The Tacoma, Washington, company’s Director/Partner, Justin Turner, told us that with the release of the two new models, the company is course-correcting from a move toward the mainstream, spiked golf shoes, and a loss of identity.

In addition to durability issues, Turner said the core True Linkswear customer didn’t appreciate the shift — or the deluge of models that followed.

So, in a sense, the two-model lineup both throws a bone to True devotees and casts a wider net.

Turner and company asked: “If we wanted to restart the brand….what would we value?” A commitment to the brand’s core outsider identity, style as articulated in early models, and an emphasis on quality led Turner on multiple trips to China to survey suppliers in early 2017. Eventually, the company settled on a manufacturing partner with a background in outdoor gear and hiking shoes.

“We’ve spent the last few years scouring the globe for the best material sourcing, reputable factories, advanced construction techniques, and time-tested fundamentals to build our best shoes yet. No cheap synthetics, no corners cut.”
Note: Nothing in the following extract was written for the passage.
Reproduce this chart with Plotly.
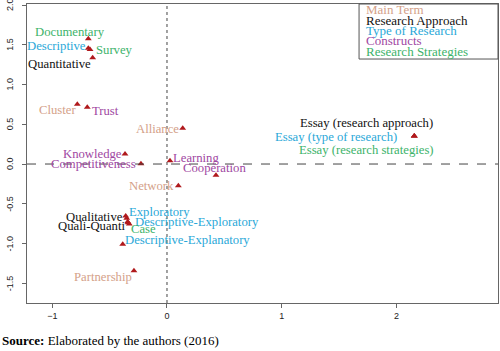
import plotly.graph_objects as go

# Data
labels = ["Documentary", "Descriptive", "Survey", "Quantitative", "Cluster", "Trust",
          "Alliance", "Knowledge", "Competitiveness", "Learning", "Cooperation", "Network",
          "Exploratory", "Qualitative", "Descriptive-Exploratory", "Quali-Quanti", "Case",
          "Descriptive-Explanatory", "Partnership",
          "Essay (research approach)", "Essay (type of research)", "Essay (research strategies)"]
x_vals = [-0.686, -0.686, -0.671, -0.648, -0.782, -0.695,
          0.137, -0.366, -0.227, 0.026, 0.427, 0.099,
          -0.351, -0.360, -0.343, -0.340, -0.329,
          -0.386, -0.288,
          2.156, 2.156, 2.156]
y_vals = [1.576, 1.455, 1.440, 1.337, 0.751, 0.713,
          0.449, 0.126, 0.004, 0.042, -0.142, -0.273,
          -0.683, -0.654, -0.725, -0.740, -0.755,
          -1.010, -1.342,
          0.352, 0.352, 0.352]
groups = ["Research Strategies", "Type of Research", "Research Strategies", "Research Approach",
          "Main Term", "Constructs", "Main Term", "Constructs", "Constructs", "Constructs",
          "Constructs", "Main Term", "Type of Research", "Research Approach", "Type of Research",
          "Research Approach", "Research Strategies", "Type of Research", "Main Term",
          "Research Approach", "Type of Research", "Research Strategies"]
legend_items = ["Main Term", "Research Approach", "Type of Research", "Constructs", "Research Strategies"]
x_ticks = [-1, 0, 1, 2]
y_ticks = [-1.5, -1.0, -0.5, 0.0, 0.5, 1.0, 1.5, 2.0]

# Styles
colors = {"Main Term": "#D4A189", "Research Approach": "#111111", "Type of Research": "#2AA8D8",
          "Constructs": "#A047A2", "Research Strategies": "#3CB36A"}
# label offsets in pixels (dx right, dy down)
offsets = [(-18, -7), (-32, -2), (24, 0), (-33, 6), (-20, 6), (18, 4),
           (-25, 1), (-33, 0), (-47, 0), (26, -3), (-1, -7), (-27, 0),
           (33, -6), (-31, 1), (69, 0), (-37, 3), (14, 5),
           (65, -4), (-31, 6),
           (-48, -13), (-78, 1), (-48, 14)]

serif = "Liberation Serif, Times New Roman, serif"
sans = "Liberation Sans, Arial, sans-serif"
fig = go.Figure()
fig.add_trace(go.Scatter(x=x_vals, y=y_vals, mode="markers",
                         marker=dict(symbol="triangle-up", size=6, color="#B0191C"),
                         showlegend=False, hoverinfo="skip"))

for lab, xv, yv, g, (dx, dy) in zip(labels, x_vals, y_vals, groups, offsets):
    fig.add_annotation(x=xv, y=yv, text=lab, showarrow=False, xanchor="center", yanchor="middle",
                       xshift=dx, yshift=-dy, font=dict(family=serif, size=12.7, color=colors[g]))

# reference lines
fig.add_vline(x=0, line=dict(color="#444", width=1, dash="dot"))
fig.add_hline(y=0, line=dict(color="#444", width=1, dash="dash"))

# legend box
fig.add_shape(type="rect", xref="paper", yref="paper", x0=0.705, x1=1.0, y0=0.816, y1=1.0,
              line=dict(color="#555", width=1), fillcolor="white")
for i, item in enumerate(legend_items):
    fig.add_annotation(xref="paper", yref="paper", x=(364 - 27) / 471, y=1 - (10 + 10.3 * i - 4) / 299,
                       text=item, showarrow=False, xanchor="left", yanchor="middle",
                       font=dict(family=serif, size=13, color=colors[item]))

# y tick labels (rotated, R style) as annotations so the top one is not dropped
for t in y_ticks:
    fig.add_annotation(xref="paper", yref="y", x=(10 - 27) / 471, y=t, text=f"{t:.1f}",
                       showarrow=False, textangle=-90, xanchor="center", yanchor="middle",
                       font=dict(family=sans, size=9, color="#222"))

fig.add_annotation(xref="paper", yref="paper", x=-27 / 471, y=-(340 - 303) / 299,
                   text="<b>Source:</b> Elaborated by the authors (2016)", showarrow=False,
                   xanchor="left", yanchor="middle", font=dict(family=serif, size=13, color="black"))

axis_common = dict(showgrid=False, zeroline=False, showline=True, mirror=True, linecolor="#666",
                   linewidth=1, ticks="outside", ticklen=4, tickcolor="#666", automargin=False,
                   tickfont=dict(family=sans, size=9, color="#222"))
fig.update_xaxes(range=[-1.2206, 2.886], tickvals=x_ticks, **axis_common)
fig.update_yaxes(range=[-1.748, 2.013], tickvals=y_ticks, showticklabels=False, **axis_common)

fig.update_layout(width=500, height=351, margin=dict(l=27, r=2, t=4, b=48),
                  plot_bgcolor="white", paper_bgcolor="white", showlegend=False)
fig.write_html("out.html", config={"displayModeBar": False},
               post_script="document.body.style.margin='0';document.body.style.overflow='hidden';")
Eventually, True settled on two designs: The Original, which, not surprisingly, has much in common with the zero-drop 2009 industry disrupting model, and the Outsider: a more athletic-style shoe positioned to attract a broader audience.

True Linkswear Original: $149

The company emphasizes the similarity in feel between the Original and early True Linkswear models, suggesting that players will feel and connect to the course “in a whole new way.”

  • Gray, White, Black colorways
  • Waterproof full grain leather
  • Thin sole with classic True zero-drop heel
  • 12.1 oz
  • Sockfit liner for comfort
  • Natural width box toe

True Linkswear Outsider: $169

With the Outsider, True Linkswear asked: “What if a golf shoe could be more? Look natural in more environments?”

  • Grey/navy, black, white colorways
  • EVA midsole for lightweight cushioning
  • Full grain waterproof leather
  • 13.1 oz (thicker midsole than the Original)

The company envisions both shoes being worn on course and off.

True Linkswear introduced the more durable and better-performing Cross Life Tread with both models. Turner says the tread is so good, you can wear the shoes hiking.

Both models are available now through the company website only. True Linkswear plans to enter retail shops slowly and selectively.